Ao contrário do ponto de vista científico – para cujo reducionismo chama a atenção o comentário da pesquisadora –, a perspectiva tradicional da crítica de arte, por se concentrar antes na qualidade das obras do que nas biografias dos artistas, sempre tendeu a salvaguardar o valor humanístico de suas produções, conferindo a essas pessoas um passaporte para a vida e para o reconhecimento social. Mas a atual rejeição da genialidade pela academia – salvo raras vozes como a do polêmico crítico americano Harold Bloom (autor de um ousado compêndio intitulado Gênio, no qual insiste, apesar das limitações previsíveis num estudo deste calibre, na defesa da excepcionalidade na criação artística) – põe em risco a própria existência destes seres, que se tornam alvos de uma ciência conduzida por valores positivistas e pragmáticos, cegos a tudo o que transcende o universo semântico no qual se instrumentalizaram.
Para a definição de gênio em seu livro, Bloom propõe uma formulação muito simples, que vale a pena a pena lembrar e que pode ser transposta para outras artes além da literatura:
Todas as mentes criativas exemplares aqui incluídas contribuíram para a expansão da consciência dos respectivos leitores e ouvintes. As questões que devemos colocar a qualquer escritor são as seguintes: ele ou ela alarga a nossa consciência? E como isso se dá? Sugiro um teste simples, mas eficaz: fora o aspecto do entretenimento, a minha conscientização foi aguçada? Expandiu-se a minha consciência, tornou-se mais esclarecida? Se não, deparei-me com talento, e não com gênio. Aquilo que há de melhor e
de primordial em mim não terá sido tocado (2003).
Este livro-catálogo nos apresenta um caso singular no contexto dessa discussão.
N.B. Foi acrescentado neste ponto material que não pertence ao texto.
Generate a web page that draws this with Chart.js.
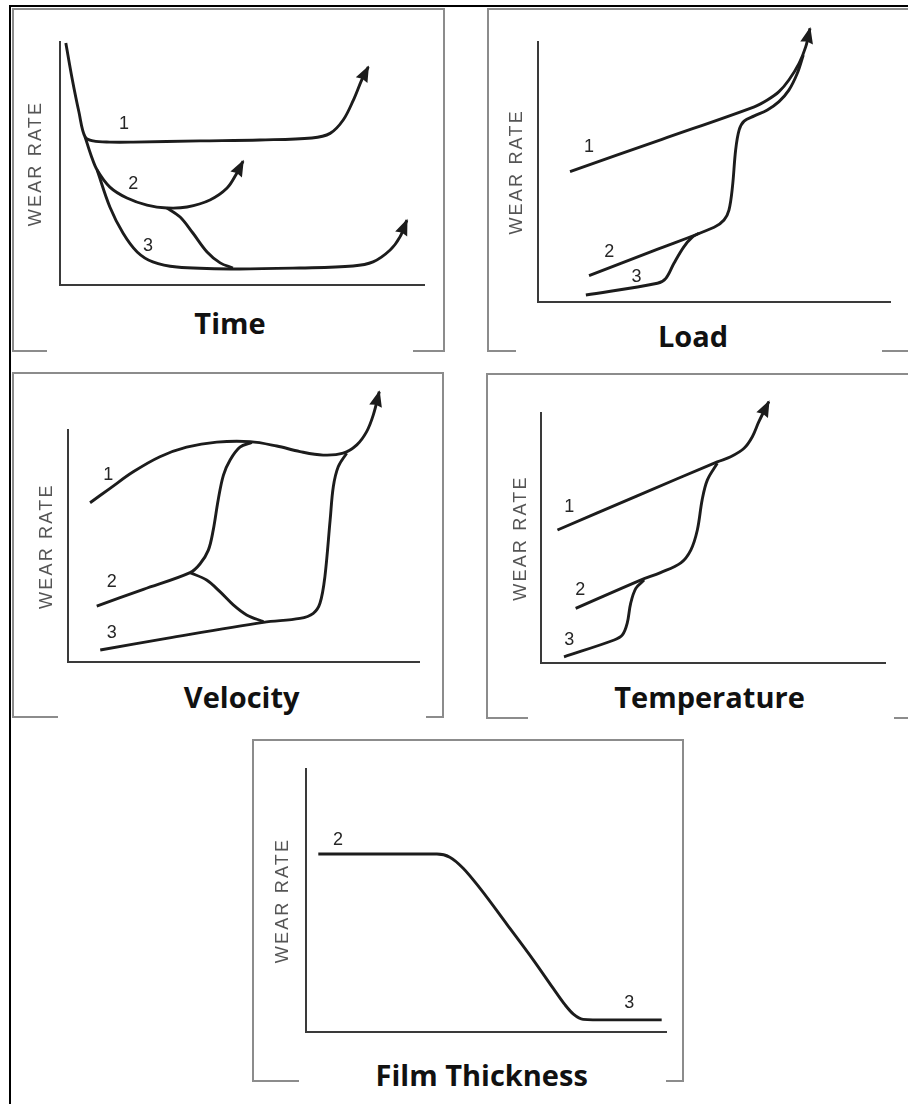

De um lado, por resgatar e trazer a público, após uma década da morte da artista, os resultados da atividade silenciosa que ela desenvolveu, sobretudo durante os últimos dez anos de sua reclusão voluntária e de seu afastamento deliberado de toda vida social – decisões que representaram uma verdadeira guinada numa história pessoal até então marcada por experiências de sucesso e de intensa atividade intervencionista nos circuitos culturais e midiáticos –; e de outro, por atestar o incansável empenho da curadora de sua obra e sua sobrinha Márcia Miranda Lyra, fundadora do Instituto Cultural Ladjane Bandeira, em reacender o interesse dos estudiosos e apreciadores de arte sobre a peculiaridade e a flagrante atualidade do projeto que se intitula Biopaisagem.